→ Objective
Reproduce the material below line by line, beginning with its first line and ending with the line that contains "top=values, color=bar_colors, year=years))"; leave out pictures.

→ Data extract
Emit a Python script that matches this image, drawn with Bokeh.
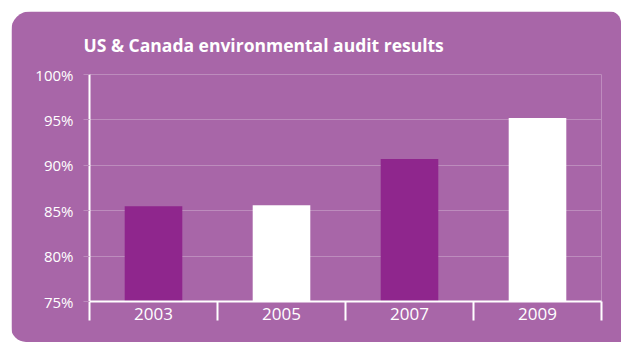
from bokeh.plotting import figure
from bokeh.models import Range1d, FixedTicker, PrintfTickFormatter, ColumnDataSource
from bokeh.embed import file_html
from bokeh.resources import INLINE

title = "US & Canada environmental audit results"
years = ["2003", "2005", "2007", "2009"]
values = [85.5, 85.6, 90.7, 95.2]
y_ticks = [75, 80, 85, 90, 95, 100]

BG = "#a866a8"
DARK = "#8f268d"
WHITE = "#ffffff"
GRID = "#bd8cbd"
bar_colors = [DARK if i % 2 == 0 else WHITE for i in range(len(years))]

xs = [i + 0.5 for i in range(len(years))]
src = ColumnDataSource(dict(x=xs, top=values, color=bar_colors, year=years))

p = figure(width=610, height=331, output_backend="svg", toolbar_location=None,
           x_range=Range1d(0, len(years)), y_range=Range1d(75, 100),
           min_border_left=78, min_border_right=20, min_border_top=63, min_border_bottom=41,
           background_fill_color=BG, border_fill_color=BG, outline_line_color=None)
p.margin = (11, 0, 0, 11)
p.styles = {"border-radius": "20px 12px 0px 15px", "overflow": "hidden"}

p.vbar(x="x", top="top", bottom=75, width=0.45, color="color", source=src, line_color=None)

p.title.text = title
p.title.text_color = WHITE
p.title.text_font = "Open Sans"
p.title.text_font_style = "bold"
p.title.text_font_size = "17.5px"
p.title.align = "left"
p.title.offset = -6
p.title.standoff = 36

# x axis: labels at centers, boundary ticks as minor ticks
xa = p.xaxis[0]
xa.ticker = FixedTicker(ticks=xs, minor_ticks=list(range(len(years) + 1)))
xa.major_label_overrides = {x: y for x, y in zip(xs, years)}
xa.major_tick_out = 0
xa.major_tick_in = 0
xa.minor_tick_out = 19
xa.minor_tick_in = 0
xa.minor_tick_line_color = WHITE
xa.minor_tick_line_width = 2
xa.axis_line_color = WHITE
xa.axis_line_width = 2
xa.major_label_text_color = WHITE
xa.major_label_text_font = "Open Sans"
xa.major_label_text_font_size = "17px"
xa.major_label_standoff = -13

ya = p.yaxis[0]
ya.ticker = FixedTicker(ticks=y_ticks, minor_ticks=[])
ya.formatter = PrintfTickFormatter(format="%d%%")
ya.major_tick_out = 6
ya.major_tick_in = 0
ya.major_tick_line_color = GRID
ya.major_tick_line_width = 1
ya.axis_line_color = WHITE
ya.axis_line_width = 2
ya.major_label_text_color = WHITE
ya.major_label_text_font = "Open Sans"
ya.major_label_text_font_size = "15px"
ya.major_label_standoff = 10

p.xgrid.grid_line_color = None
p.ygrid.ticker = FixedTicker(ticks=y_ticks)
p.ygrid.grid_line_color = GRID
p.ygrid.grid_line_width = 1

open("out.html", "w").write(file_html(p, INLINE))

→ The answer
Emit a Python script that matches this image, drawn with Bokeh.
from bokeh.plotting import figure
from bokeh.models import Range1d, FixedTicker, PrintfTickFormatter, ColumnDataSource
from bokeh.embed import file_html
from bokeh.resources import INLINE

title = "US & Canada environmental audit results"
years = ["2003", "2005", "2007", "2009"]
values = [85.5, 85.6, 90.7, 95.2]
y_ticks = [75, 80, 85, 90, 95, 100]

BG = "#a866a8"
DARK = "#8f268d"
WHITE = "#ffffff"
GRID = "#bd8cbd"
bar_colors = [DARK if i % 2 == 0 else WHITE for i in range(len(years))]

xs = [i + 0.5 for i in range(len(years))]
src = ColumnDataSource(dict(x=xs, top=values, color=bar_colors, year=years))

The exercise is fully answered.